Dodatkowa korzyść z upowszechnienia pomp ciepła to znaczne ograniczenie lokalnej emisji smogu oraz gazów cieplarnianych. W analizie wskazano, że dom ogrzewany przez pompę ciepła emituje o 40% mniej dwutlenku węgla niż dom ogrzewany węglem. Wyliczenie to uwzględnia ogólny bilans krajowej emisji CO2, nawet przy obecnym, uwęglonym miksie energetycznym.
Instalacja pompy ciepła pracującej w połączeniu z fotowoltaiką to o 18-30% niższy roczny koszt ogrzewania domu niż w przypadku innych źródeł ciepła, którymi można zastąpić tzw. kopciuchy. Upowszechnienie pomp ciepła oznaczać będzie wzrost produkcji ciepła z OZE o 60% w stosunku do dzisiejszego poziomu wykorzystania OZE w indywidualnym ogrzewaniu domów, podano także.
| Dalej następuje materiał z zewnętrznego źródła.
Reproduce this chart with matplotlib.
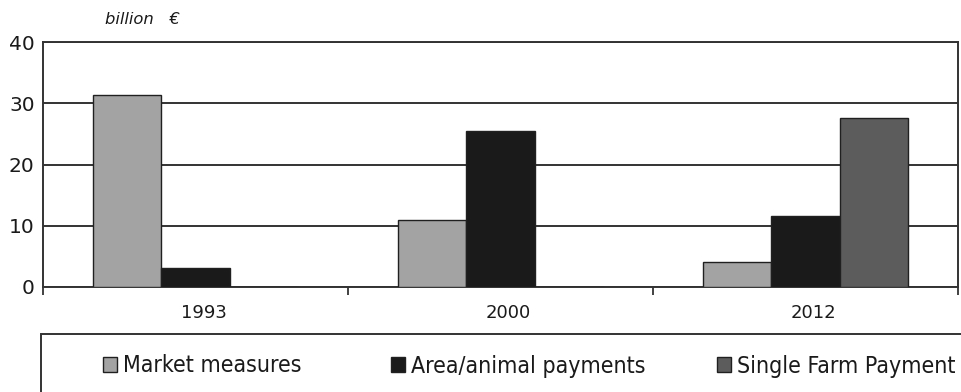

„To właśnie jest szansa dla polskiego przemysłu. Produkcja i montaż pomp ciepła może stać się polską specjalnością, kreować nowe miejsca pracy i stworzyć wartość dodaną dla gospodarki. Stanie się to pod warunkiem, że już dziś przemysł zacznie przygotowywać się do produkcji urządzeń, a firmy montażowe będą miały odpowiednio wykwalifikowanych pracowników” – wskazał Rubczyński.
Autorzy zaznaczyli, że w procesie elektryfikacji ciepłownictwa mogą uczestniczyć także przedsiębiorstwa ciepłownicze oferując klientom „usługę komfortu cieplnego” i montując u nich pompy ciepła. Profesjonalne działanie firm ciepłowniczych na tym polu może doprowadzić do powstania efektu skali, pozwalającego na standaryzację urządzeń i zmniejszenie kosztów produkcji oraz zakupu pomp ciepła.
Postępująca elektryfikacja sektorów gospodarki, w tym ciepłownictwa, oraz rozwój odnawialnych źródeł energii, rodzi wyzwania dla Krajowego Systemu Elektroenergetycznego (KSE). Najważniejszym z nich będzie poradzenie sobie z niestabilnością KSE zarówno po stronie produkcji energii ze zmiennych OZE, jak i po stronie rosnącego zapotrzebowania na moc w szczycie. Jednak pompy ciepła, wyposażone w akumulatory i korzystające z inercji cieplnej budynków, mogą pełnić ważną rolę w równoważeniu popytu i podaży oraz wspierać stabilną pracę KSE.
„System energetyczny staje się coraz czystszy, ze względu na wzrost udziału energii z OZE oraz inteligentniejszy, w wyniku postępującej digitalizacji zarówno po stronie producentów, jak i odbiorców energii. Pompy ciepła zapewniają systemowi energetycznemu elastyczne zasoby, które mogą być wykorzystane do absorpcji chwilowych nadwyżek energii z OZE, które w innym przypadku byłyby stracone. Przynoszą również korzyść w odwrotnej sytuacji, chwilowych braków wystarczających dostaw energii. Mogą być wyłączane w celu zmniejszenia ograniczeń przesyłowych i obniżenia zapotrzebowania na moc w szczycie obciążenia” – wyjaśnił dyrektor Programów Europejskich w Regulatory Assistance Project dr Jan Rosenow.
Elektryfikacja sektorów gospodarki, w tym ciepłownictwa, oznacza wzrost zapotrzebowania na szczytową energię elektryczną. Pompy ciepła mogą służyć jako element bilansowania KSE. Przy zainstalowaniu 1,5 mln pomp i inteligentnym zarządzaniu ich pracą, redukcja zapotrzebowania na moc w szczycie może wynieść nawet 1,5 GW, wskazano w analizie.